** Start **
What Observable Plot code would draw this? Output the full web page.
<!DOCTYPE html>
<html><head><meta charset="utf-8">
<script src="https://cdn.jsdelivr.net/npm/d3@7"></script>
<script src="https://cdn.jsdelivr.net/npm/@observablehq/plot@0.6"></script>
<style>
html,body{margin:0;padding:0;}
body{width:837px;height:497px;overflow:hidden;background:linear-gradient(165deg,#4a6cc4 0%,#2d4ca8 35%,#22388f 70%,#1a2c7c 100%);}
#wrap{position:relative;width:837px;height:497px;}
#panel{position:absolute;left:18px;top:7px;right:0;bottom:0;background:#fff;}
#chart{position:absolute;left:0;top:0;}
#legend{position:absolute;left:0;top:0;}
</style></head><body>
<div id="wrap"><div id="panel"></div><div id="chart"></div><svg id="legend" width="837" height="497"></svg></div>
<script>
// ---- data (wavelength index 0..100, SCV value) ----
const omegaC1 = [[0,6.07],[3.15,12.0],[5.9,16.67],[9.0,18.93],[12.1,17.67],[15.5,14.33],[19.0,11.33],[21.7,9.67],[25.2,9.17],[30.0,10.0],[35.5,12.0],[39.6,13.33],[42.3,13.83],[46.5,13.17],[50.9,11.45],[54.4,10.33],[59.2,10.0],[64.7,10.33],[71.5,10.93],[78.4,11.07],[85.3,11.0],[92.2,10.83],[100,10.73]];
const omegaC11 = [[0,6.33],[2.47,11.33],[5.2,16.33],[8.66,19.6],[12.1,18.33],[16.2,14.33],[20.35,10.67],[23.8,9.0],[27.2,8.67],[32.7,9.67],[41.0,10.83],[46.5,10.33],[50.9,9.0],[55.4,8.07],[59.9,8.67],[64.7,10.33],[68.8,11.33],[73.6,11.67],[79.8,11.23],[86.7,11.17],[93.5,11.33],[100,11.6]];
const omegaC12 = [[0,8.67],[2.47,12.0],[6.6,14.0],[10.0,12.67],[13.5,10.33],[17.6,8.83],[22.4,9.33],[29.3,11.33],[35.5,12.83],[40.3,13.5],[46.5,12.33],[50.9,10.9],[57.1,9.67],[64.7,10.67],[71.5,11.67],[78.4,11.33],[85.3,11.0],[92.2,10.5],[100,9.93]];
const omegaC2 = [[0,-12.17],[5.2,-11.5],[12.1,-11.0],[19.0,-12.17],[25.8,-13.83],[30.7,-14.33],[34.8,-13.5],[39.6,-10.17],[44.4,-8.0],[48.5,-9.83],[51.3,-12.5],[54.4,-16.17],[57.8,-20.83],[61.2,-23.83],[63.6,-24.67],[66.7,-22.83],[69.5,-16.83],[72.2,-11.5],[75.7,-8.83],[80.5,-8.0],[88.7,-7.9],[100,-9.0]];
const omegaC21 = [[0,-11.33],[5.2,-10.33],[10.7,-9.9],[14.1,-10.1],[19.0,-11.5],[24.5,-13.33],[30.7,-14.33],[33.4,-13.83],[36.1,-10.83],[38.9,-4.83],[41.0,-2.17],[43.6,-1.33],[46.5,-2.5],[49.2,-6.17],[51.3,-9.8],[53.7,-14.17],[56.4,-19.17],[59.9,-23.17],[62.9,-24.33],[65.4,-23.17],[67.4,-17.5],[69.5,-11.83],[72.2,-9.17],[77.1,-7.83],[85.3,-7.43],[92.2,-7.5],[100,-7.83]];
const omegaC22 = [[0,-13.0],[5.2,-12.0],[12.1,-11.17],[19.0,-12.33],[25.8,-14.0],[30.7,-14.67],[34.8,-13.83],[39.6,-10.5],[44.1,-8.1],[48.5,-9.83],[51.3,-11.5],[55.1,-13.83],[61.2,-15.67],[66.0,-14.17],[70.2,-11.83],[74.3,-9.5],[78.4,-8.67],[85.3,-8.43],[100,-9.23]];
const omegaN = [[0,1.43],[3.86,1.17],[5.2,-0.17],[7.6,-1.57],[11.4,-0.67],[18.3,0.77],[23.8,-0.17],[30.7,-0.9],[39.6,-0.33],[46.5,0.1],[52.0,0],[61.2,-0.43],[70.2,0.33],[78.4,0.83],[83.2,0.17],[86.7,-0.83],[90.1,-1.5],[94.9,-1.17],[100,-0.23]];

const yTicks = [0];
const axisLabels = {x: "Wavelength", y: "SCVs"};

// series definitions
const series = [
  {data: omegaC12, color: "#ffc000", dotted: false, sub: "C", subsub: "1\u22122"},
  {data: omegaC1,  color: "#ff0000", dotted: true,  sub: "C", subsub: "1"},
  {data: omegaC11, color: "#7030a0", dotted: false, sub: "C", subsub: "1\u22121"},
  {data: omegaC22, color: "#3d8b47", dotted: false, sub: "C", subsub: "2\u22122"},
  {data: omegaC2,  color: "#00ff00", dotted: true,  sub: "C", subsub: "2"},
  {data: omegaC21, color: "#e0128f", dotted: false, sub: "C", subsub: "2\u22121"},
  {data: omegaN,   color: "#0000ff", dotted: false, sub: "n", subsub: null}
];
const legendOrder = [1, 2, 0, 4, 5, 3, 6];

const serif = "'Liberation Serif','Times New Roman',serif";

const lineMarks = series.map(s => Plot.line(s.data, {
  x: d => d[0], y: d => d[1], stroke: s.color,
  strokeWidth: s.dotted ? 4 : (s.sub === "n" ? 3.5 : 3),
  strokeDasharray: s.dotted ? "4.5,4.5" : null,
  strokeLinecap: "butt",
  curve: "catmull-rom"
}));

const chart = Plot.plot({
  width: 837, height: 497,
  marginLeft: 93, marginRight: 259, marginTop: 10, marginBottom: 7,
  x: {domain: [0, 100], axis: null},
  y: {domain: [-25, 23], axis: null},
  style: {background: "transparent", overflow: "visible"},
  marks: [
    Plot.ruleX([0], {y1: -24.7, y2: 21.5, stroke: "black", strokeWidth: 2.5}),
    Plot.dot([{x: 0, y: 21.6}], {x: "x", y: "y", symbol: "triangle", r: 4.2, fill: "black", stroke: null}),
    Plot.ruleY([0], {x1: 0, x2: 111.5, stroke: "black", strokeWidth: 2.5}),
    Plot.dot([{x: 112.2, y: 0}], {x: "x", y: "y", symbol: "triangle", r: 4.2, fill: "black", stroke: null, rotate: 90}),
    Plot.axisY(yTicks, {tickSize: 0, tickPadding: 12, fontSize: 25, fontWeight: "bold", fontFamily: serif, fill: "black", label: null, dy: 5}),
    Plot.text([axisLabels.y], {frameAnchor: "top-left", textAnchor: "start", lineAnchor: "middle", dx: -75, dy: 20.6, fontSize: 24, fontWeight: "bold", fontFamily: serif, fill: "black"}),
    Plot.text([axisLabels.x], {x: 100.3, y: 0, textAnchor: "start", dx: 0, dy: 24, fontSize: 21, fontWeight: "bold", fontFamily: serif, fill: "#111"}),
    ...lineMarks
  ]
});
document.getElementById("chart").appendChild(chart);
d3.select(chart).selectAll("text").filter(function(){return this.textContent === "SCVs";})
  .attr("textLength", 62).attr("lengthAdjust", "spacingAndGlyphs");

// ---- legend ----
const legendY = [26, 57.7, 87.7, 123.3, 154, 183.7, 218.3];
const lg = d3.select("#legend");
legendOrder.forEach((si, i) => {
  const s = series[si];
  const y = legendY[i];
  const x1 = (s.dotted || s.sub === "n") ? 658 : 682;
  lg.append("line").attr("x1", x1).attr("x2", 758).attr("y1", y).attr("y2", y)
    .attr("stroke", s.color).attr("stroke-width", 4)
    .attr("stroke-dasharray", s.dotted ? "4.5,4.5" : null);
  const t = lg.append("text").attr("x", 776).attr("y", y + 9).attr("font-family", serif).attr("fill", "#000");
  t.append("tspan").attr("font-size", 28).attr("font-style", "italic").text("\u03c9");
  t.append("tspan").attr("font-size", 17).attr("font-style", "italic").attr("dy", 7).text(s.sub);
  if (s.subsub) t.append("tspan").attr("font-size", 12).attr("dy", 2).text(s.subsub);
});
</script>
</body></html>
** End **
> _What to produce_:
In the lines above, find each one with "this" and list it.

> _Reply_:
What Observable Plot code would draw this? Output the full web page.
d3.select(chart).selectAll("text").filter(function(){return this.textContent === "SCVs";})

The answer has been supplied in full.